Draft Report of Psychologist’s Evaluation and Emails of a Fleeting Nature with Casual Discussions Are Not “Education Records” to which Parents Are Guaranteed Access under the IDEA

Category: Education Matters
Date: May 18, 2017 10:34 AM

E.D. attended Colonial School District in Pennsylvania during her kindergarten and first grade school years.  E.D.’s parents filed a lawsuit claiming, among other things, that the District denied E.D. a free appropriate public education under the Individuals with Disabilities Education Act.  The lawsuit sought review of the parents’ unsuccessful claims at the administrative level.  Both parties filed motions asking the court to rule in their favor.

E.D.’s parents argued that the administrative due process hearing was “fundamentally unfair” because of procedural irregularities prior to the commencement of the actual hearing.  Specifically, they claimed that the District withheld necessary evidence and they were unable to use that evidence. 

E.D.’s parents claimed the District withheld emails that indicated that District personnel planned to retain E.D. in first grade because of lack of progress.  They argued the emails would have been valuable because District witnesses testified they were not going to retain E.D in the first grade.  E.D.’s parents also argued that a draft report of the school psychologist’s evaluation, which the District withheld, was relevant to the hearing officer’s decision about compensatory education.

The Court noted that a student challenging educational placement under the IDEA is afforded an array of procedural guarantees.  A hearing officer can, in limited circumstances, find that a child did not receive a FAPE based on procedural violations.  In order to make such a determination on procedural grounds, the hearing officer must find that the procedural inadequacies: (1) impeded the child’s right to a FAPE, (2) significantly impeded the parents’ opportunity to participate in the decision-making process, or (3) caused a deprivation of educational benefits.  Further, a school district’s failure to comply with the procedural requirements of the IDEA will constitute a denial of a FAPE only if such violation causes substantive harm to the child or his parents.

The Court also observed that access to relevant education records is guaranteed under the IDEA, and failure to have access could invalidate a due process hearing.  The Court therefore went on to decide whether the withheld documents are “education records” in order to determine whether E.D.’s parents were deprived of their procedural rights.  According to the IDEA’s implementing regulations, the definition of an education record under the IDEA is analogous to the definition found in the Family Educational Rights and Privacy Act (FERPA).  FERPA defines education records as “records, files, documents, and other materials which (i) contain information directly related to a student; and (ii) are maintained by an educational agency or institution or by a person acting for such agency or institution.” 

The Court first found that the draft report of the school psychologist’s evaluation was a transitional document and still subject to heavy editing and revision.  (For example, it was dated prior to the events described in the report and repeatedly referenced another student.)  The Court also concluded that the draft report was not intended for dissemination or publication, and showed no real probative value or any hallmarks of credibility.  Indeed, there was no reason to believe that the draft report was “maintained” by the District: it was not circulated among staff nor did the District rely on the draft report to make any decisions about E.D.’s educational accommodations.  Therefore, it did not fall within the definition of “education records.”
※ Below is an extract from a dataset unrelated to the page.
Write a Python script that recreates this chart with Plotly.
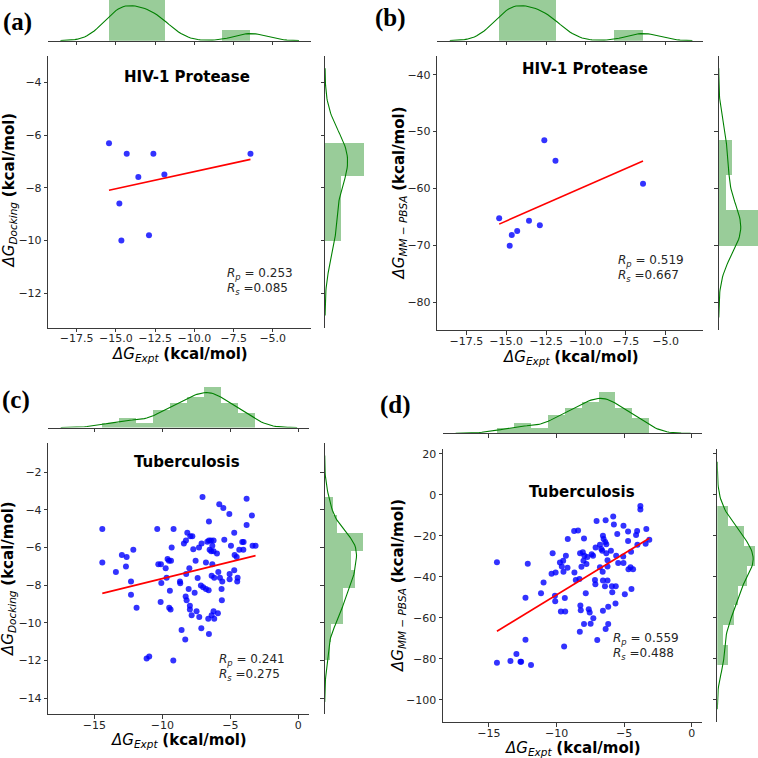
import numpy as np
import plotly.graph_objects as go

# ---------------- data ----------------
# HIV-1 Protease
hiv_expt = [-15.44, -14.78, -14.65, -14.31, -13.57, -12.89, -12.61, -11.91, -6.42]
hiv_docking = [-6.30, -8.59, -10.00, -6.70, -7.59, -9.80, -6.70, -7.49, -6.70]
hiv_mmpbsa = [-65.24, -70.04, -68.17, -67.47, -65.65, -66.47, -51.50, -55.10, -59.15]

# Tuberculosis
tb_expt = [-14.41, -14.41, -13.41, -12.97, -12.67, -12.62, -12.30, -12.30, -12.13, -11.89,
           -11.15, -10.96, -10.37, -10.29, -10.12, -10.10, -10.07, -9.75, -9.68, -9.61,
           -9.51, -9.49, -9.44, -9.39, -9.36, -9.31, -9.19, -9.17, -8.70, -8.68,
           -8.58, -8.41, -8.31, -8.28, -8.26, -8.24, -8.21, -8.16, -8.06, -8.01,
           -7.97, -7.97, -7.94, -7.84, -7.79, -7.72, -7.62, -7.55, -7.48, -7.40,
           -7.30, -7.28, -7.16, -7.13, -7.11, -7.04, -6.99, -6.79, -6.79, -6.69,
           -6.62, -6.59, -6.57, -6.57, -6.57, -6.52, -6.42, -6.40, -6.37, -6.37,
           -6.32, -6.32, -6.23, -6.23, -6.23, -6.18, -6.18, -5.98, -5.91, -5.88,
           -5.81, -5.76, -5.62, -5.64, -5.59, -5.51, -5.44, -5.07, -5.05, -5.05,
           -4.95, -4.71, -4.71, -4.68, -4.53, -4.49, -4.46, -4.34, -4.12, -4.04,
           -4.02, -3.80, -3.80, -3.41, -3.36, -3.14]
tb_docking = [-5.01, -6.80, -7.30, -6.40, -7.01, -6.50, -7.80, -8.51, -6.11, -9.20,
              -11.90, -11.79, -5.01, -6.89, -8.89, -6.89, -7.88, -7.10, -7.60, -6.61,
              -6.70, -9.20, -8.29, -9.30, -6.70, -6.00, -12.00, -5.01, -7.80, -7.90,
              -10.39, -5.79, -10.89, -8.60, -5.62, -7.41, -8.80, -5.21, -8.20, -7.10,
              -9.10, -9.30, -5.40, -9.60, -5.40, -6.09, -8.40, -6.70, -9.39, -7.62,
              -5.99, -9.69, -8.02, -10.29, -5.79, -3.31, -8.11, -6.80, -8.20, -5.69,
              -9.79, -8.27, -5.62, -4.61, -10.59, -6.11, -5.62, -6.20, -7.50, -9.60,
              -5.90, -6.89, -5.62, -6.20, -9.39, -7.60, -9.79, -6.31, -9.49, -7.30,
              -3.70, -7.60, -8.80, -8.20, -7.80, -3.90, -5.59, -4.21, -7.41, -7.69,
              -5.90, -5.21, -7.20, -6.40, -6.50, -7.80, -7.60, -6.11, -5.70, -6.11,
              -5.70, -4.80, -3.40, -4.30, -5.90, -5.90]
tb_mmpbsa = [-32.9, -82.0, -81.1, -77.7, -81.5, -81.5, -50.2, -70.7, -33.7, -83.1,
             -48.0, -42.8, -38.5, -28.6, -49.3, -51.9, -37.9, -33.0, -56.9, -35.0,
             -32.2, -37.6, -74.0, -50.4, -56.9, -29.8, -35.6, -21.6, -17.7, -37.9,
             -41.6, -17.4, -41.1, -66.8, -28.6, -54.0, -56.4, -35.1, -28.1, -32.2,
             -21.3, -63.1, -29.8, -48.1, -33.8, -30.4, -55.8, -57.4, -62.9, -29.0,
             -29.8, -60.3, -41.6, -43.7, -25.7, -12.8, -70.9, -35.4, -24.4, -26.5,
             -27.3, -37.6, -20.0, -56.6, -41.8, -21.6, -44.7, -23.1, -12.5, -65.5,
             -24.2, -28.5, -32.0, -35.0, -41.8, -63.1, -54.6, -27.3, -44.7, -47.6,
             -10.6, -14.5, -44.7, -53.0, -29.8, -19.2, -33.3, -30.1, -15.1, -33.3,
             -48.5, -22.6, -17.9, -36.3, -35.4, -27.8, -46.0, -36.3, -19.7, -17.7,
             -24.4, -5.5, -7.2, -23.9, -16.7, -22.0]

panel_letters = ["(a)", "(b)", "(c)", "(d)"]
panel_titles = ["HIV-1 Protease", "HIV-1 Protease", "Tuberculosis", "Tuberculosis"]
rp_values = ["0.253", "0.519", "0.241", "0.559"]
rs_values = ["0.085", "0.667", "0.275", "0.488"]
y_label_subs = ["Docking", "MM − PBSA", "Docking", "MM − PBSA"]
# histogram bin counts (top = ΔG_Expt, right = predicted)
bins_top = [5, 5, 9, 9]
bins_right = [3, 3, 9, 8]

# ---------------- helpers ----------------
W = H = 758


def px_x(p):
    return p / W


def px_y(p):
    return 1 - p / H


def kde_curve(v):
    v = np.asarray(v, float)
    n = len(v)
    q75, q25 = np.percentile(v, [75, 25])
    a = min(np.std(v, ddof=1), (q75 - q25) / 1.349)
    bw = 1.059 * a * n ** -0.2
    grid = np.linspace(v.min() - 3 * bw, v.max() + 3 * bw, 100)
    dens = np.exp(-0.5 * ((grid[:, None] - v[None, :]) / bw) ** 2).sum(1) / (n * bw * np.sqrt(2 * np.pi))
    return grid, dens


def hist(v, nb):
    dens, edges = np.histogram(np.asarray(v, float), bins=nb, density=True)
    return dens, edges


# layout per panel (pixels)
panels = [
    dict(x=hiv_expt, y=hiv_docking, main=(48.3, 310.7, 56, 327.7), xr=(-19.31, -2.58), yr=(-13.31, -2.99),
         xdt=2.5, xt0=-17.5, xfmt=".1f", ydt=2, top_axis=40.7, right_axis=325.0, mh=43, mw=41,
         letter=(17, 22), title=(186.7, 77.3), stats=(225, 274, 289), xlab=(179.5, 354), ylab=(8.5, 190)),
    dict(x=hiv_expt, y=hiv_mmpbsa, main=(437.3, 703.3, 56, 330), xr=(-19.32, -2.64), yr=(-84.87, -36.71),
         xdt=2.5, xt0=-17.5, xfmt=".1f", ydt=10, top_axis=40.7, right_axis=718.7, mh=43, mw=41,
         letter=(390, 18), title=(585, 69.3), stats=(616, 260.7, 275.7), xlab=(570.5, 357.5), ylab=(398.5, 193)),
    dict(x=tb_expt, y=tb_docking, main=(48.3, 309.3, 443, 714), xr=(-18.38, 0.81), yr=(-14.85, -0.44),
         xdt=5, xt0=-15, xfmt="", ydt=2, top_axis=427.5, right_axis=324.7, mh=43, mw=40,
         letter=(16, 400), title=(187.3, 461.7), stats=(217, 660, 674.7), xlab=(179, 740.5), ylab=(8.5, 578.5)),
    dict(x=tb_expt, y=tb_mmpbsa, main=(443, 702.3, 449, 722.3), xr=(-18.40, 0.78), yr=(-111.0, 22.3),
         xdt=5, xt0=-15, xfmt="", ydt=20, top_axis=433.3, right_axis=717.3, mh=43, mw=40,
         letter=(395, 405), title=(582.3, 492.3), stats=(611, 638.7, 653.7), xlab=(573, 748.5), ylab=(398.5, 585.5)),
]

AX_COLOR = "#3a3a3a"
TICK_FONT = dict(family="DejaVu Sans", size=11, color="#262626")
HIST_COLOR = "rgba(0,128,0,0.4)"
KDE_COLOR = "#008000"

fig = go.Figure()
layout = dict(width=W, height=H, margin=dict(l=0, r=0, t=0, b=0), showlegend=False,
              paper_bgcolor="white", plot_bgcolor="white", annotations=[])


def axname(kind, k):
    return f"{kind}axis" if k == 1 else f"{kind}axis{k}"


def ref(kind, k):
    return kind if k == 1 else f"{kind}{k}"


base_axis = dict(showgrid=False, zeroline=False, showline=True, linecolor=AX_COLOR, linewidth=1,
                 ticks="outside", ticklen=3.5, tickwidth=1, tickcolor=AX_COLOR, tickfont=TICK_FONT,
                 autorange=False, fixedrange=True)

for i, p in enumerate(panels):
    km, kt, kr = 3 * i + 1, 3 * i + 2, 3 * i + 3
    l, r, t, b = p["main"]
    xv = np.asarray(p["x"], float)
    yv = np.asarray(p["y"], float)

    # --- main axes
    layout[axname("x", km)] = dict(base_axis, domain=[px_x(l), px_x(r)], anchor=ref("y", km),
                                   range=list(p["xr"]), tick0=p["xt0"], dtick=p["xdt"], tickformat=p["xfmt"],
                                   ticklabelstandoff=-3)
    layout[axname("y", km)] = dict(base_axis, domain=[px_y(b), px_y(t)], anchor=ref("x", km),
                                   range=list(p["yr"]), tick0=0, dtick=p["ydt"])

    # scatter
    fig.add_trace(go.Scatter(x=xv, y=yv, mode="markers", xaxis=ref("x", km), yaxis=ref("y", km),
                             marker=dict(color="rgba(0,0,255,0.8)", size=6, line=dict(width=0)),
                             hoverinfo="skip"))
    # regression line
    slope, icpt = np.polyfit(xv, yv, 1)
    lx = np.array([xv.min(), xv.max()])
    fig.add_trace(go.Scatter(x=lx, y=icpt + slope * lx, mode="lines", xaxis=ref("x", km), yaxis=ref("y", km),
                             line=dict(color="#ff0000", width=1.6), hoverinfo="skip"))

    # --- top marginal
    hd, he = hist(xv, bins_top[i])
    kg, kd = kde_curve(xv)
    ymax = 1.05 * max(hd.max(), kd.max())
    top_px = p["top_axis"] - p["mh"]
    scale = 1.0
    if top_px < 0:
        scale = p["top_axis"] / p["mh"]
        top_px = 0
    layout[axname("x", kt)] = dict(base_axis, domain=[px_x(l), px_x(r)], anchor=ref("y", kt),
                                   range=list(p["xr"]), tick0=p["xt0"], dtick=p["xdt"], showticklabels=False)
    layout[axname("y", kt)] = dict(domain=[px_y(p["top_axis"]), px_y(top_px)], anchor=ref("x", kt),
                                   range=[0, ymax * scale], visible=False, autorange=False, fixedrange=True)
    fig.add_trace(go.Bar(x=(he[:-1] + he[1:]) / 2, y=hd, width=np.diff(he), xaxis=ref("x", kt),
                         yaxis=ref("y", kt), marker=dict(color=HIST_COLOR, line=dict(width=0)), hoverinfo="skip"))
    fig.add_trace(go.Scatter(x=kg, y=kd, mode="lines", xaxis=ref("x", kt), yaxis=ref("y", kt),
                             line=dict(color=KDE_COLOR, width=1.1), hoverinfo="skip"))

    # --- right marginal
    hd2, he2 = hist(yv, bins_right[i])
    kg2, kd2 = kde_curve(yv)
    xmax = 1.05 * max(hd2.max(), kd2.max())
    right_px = p["right_axis"] + p["mw"]
    scale2 = 1.0
    if right_px > W:
        scale2 = (W - p["right_axis"]) / p["mw"]
        right_px = W
    layout[axname("y", kr)] = dict(base_axis, domain=[px_y(b), px_y(t)], anchor=ref("x", kr),
                                   range=list(p["yr"]), tick0=0, dtick=p["ydt"], showticklabels=False)
    layout[axname("x", kr)] = dict(domain=[px_x(p["right_axis"]), px_x(right_px)], anchor=ref("y", kr),
                                   range=[0, xmax * scale2], visible=False, autorange=False, fixedrange=True)
    fig.add_trace(go.Bar(y=(he2[:-1] + he2[1:]) / 2, x=hd2, width=np.diff(he2), orientation="h",
                         xaxis=ref("x", kr), yaxis=ref("y", kr),
                         marker=dict(color=HIST_COLOR, line=dict(width=0)), hoverinfo="skip"))
    fig.add_trace(go.Scatter(x=kd2, y=kg2, mode="lines", xaxis=ref("x", kr), yaxis=ref("y", kr),
                             line=dict(color=KDE_COLOR, width=1.1), hoverinfo="skip"))

    # --- texts
    ann = layout["annotations"]
    ann.append(dict(text=f"<b>{panel_letters[i]}</b>", x=px_x(p["letter"][0]), y=px_y(p["letter"][1]),
                    xref="paper", yref="paper", showarrow=False, xanchor="center", yanchor="middle",
                    font=dict(family="Liberation Serif", size=25, color="black")))
    ann.append(dict(text=f"<b>{panel_titles[i]}</b>", x=px_x(p["title"][0]), y=px_y(p["title"][1]),
                    xref="paper", yref="paper", showarrow=False, xanchor="center", yanchor="middle",
                    font=dict(family="DejaVu Sans", size=15, color="black")))
    sx, sy1, sy2 = p["stats"]
    ann.append(dict(text=f"<i>R</i><sub><i>p</i></sub> = {rp_values[i]}", x=px_x(sx), y=px_y(sy1),
                    xref="paper", yref="paper", showarrow=False, xanchor="left", yanchor="middle",
                    font=dict(family="DejaVu Sans", size=12, color="#262626")))
    ann.append(dict(text=f"<i>R</i><sub><i>s</i></sub> ={rs_values[i]}", x=px_x(sx), y=px_y(sy2),
                    xref="paper", yref="paper", showarrow=False, xanchor="left", yanchor="middle",
                    font=dict(family="DejaVu Sans", size=12, color="#262626")))
    ann.append(dict(text="<i>ΔG</i><sub><i>Expt</i></sub> <b>(kcal/mol)</b>", x=px_x(p["xlab"][0]),
                    y=px_y(p["xlab"][1]), xref="paper", yref="paper", showarrow=False,
                    xanchor="center", yanchor="middle",
                    font=dict(family="DejaVu Sans", size=15, color="black")))
    ann.append(dict(text=f"<i>ΔG</i><sub><i>{y_label_subs[i]}</i></sub> <b>(kcal/mol)</b>",
                    x=px_x(p["ylab"][0]), y=px_y(p["ylab"][1]), xref="paper", yref="paper",
                    showarrow=False, xanchor="center", yanchor="middle", textangle=-90,
                    font=dict(family="DejaVu Sans", size=15, color="black")))

fig.update_layout(**layout)
fig.update_layout(bargap=0)
fig.write_html("out.html", config={"displayModeBar": False},
               post_script="document.body.style.margin='0px';document.body.style.overflow='hidden';")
Similarly, the Court found that the emails concerning whether E.D. should be retained in first grade are not education records.  The Court looked to a California federal district court decision that held that “an email is an education record only if it both contains information related to the student and is maintained by the educational agency.”  The Court then found that the emails appeared to be casual discussions, not records “maintained” by the District.  Relying on the same case, the Court reasoned that emails have a “fleeting nature,” and unless the District kept copies of the emails related to E.D. as part of its record filing system with the intention of maintaining them, the Court could not reach the conclusion that every email which mentioned E.D. is an education record.   

Since the withheld documents do not qualify as “education records” to which E.D.’s parents were guaranteed access, there was no violation of their procedural rights under the IDEA prior to the due process hearing.  Therefore, there was no denial of FAPE on this basis.


Because this case was decided by the District Court for the Eastern District of Pennsylvania, it is not binding on either state or federal courts in California.  However, it is instructive regarding the factors a court will consider when evaluating whether a document is an educational record, giving parents a right to access it under the IDEA.

E.D. v. Colonial School District (E.D. Pa. 2017) __ F.Supp.3d __ [2017 WL 1207919].